Malao describes enabling BBBEE and local community trusts as crucial to its mandate to support the transformation of the economy and the just energy transition.

Besides the three procurement rounds currently under way, the IPP Office is preparing another set of requests for proposal for a further 5 000 MW of renewable energy, 616 MW of battery storage and 1 000 MW of GtP, which could be launched before the end of March.

The second GtP procurement round will be reserved for projects in the Coega Special Economic Zone in the Eastern Cape.

The three programmes currently in the market have been launched following a disappointing recent performance of public procurement, despite a considerable supply/demand gap and intensifying loadshedding.

Particular attention will be given in the coming months to how both government and the bidders adjust to the grid constraints that emerged during the sixth bid window of the renewables programme, when none of the wind projects advanced to preferred-bidder stage after Eskom indicated that the grid capacity on which those projects were bid had been absorbed by projects premised on private power purchase agreements.
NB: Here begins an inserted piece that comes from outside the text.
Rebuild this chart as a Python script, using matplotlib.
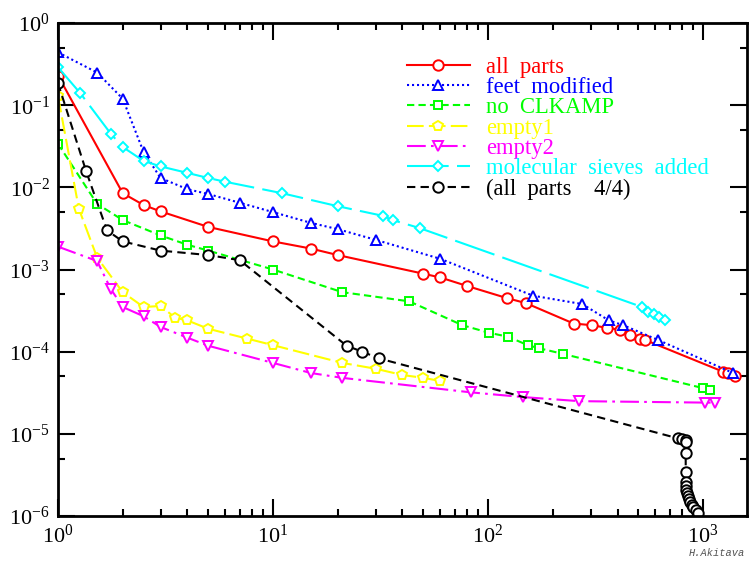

While it was initially anticipated that some capacity in the Eastern, Northern and Western Cape provinces might be released under a revised curtailment framework the current seventh bid window has not catered for such a revision.

However, there has been a liberalisation of the prevailing curtailment system to allow projects to receive compensation at the first curtailment event, rather than when a 5% curtailment threshold is breached.

The grid constraints appear to have also affected the inaugural GtP bid window, with a 1 000 MW cap being placed on the amount of capacity that can be built in proximity to the Port of Richards Bay, which has been earmarked as a future gas hub and where a preferred bidder was recently selected for the development of a liquefied natural gas terminal.

The maximisation of the existing grid has also emerged as a key criterion for the positioning of new battery storage, with eight substation sites having been selected in the North West province for the second bid window.

During the first, all five selected sites were in the grid-constrained Northern Cape.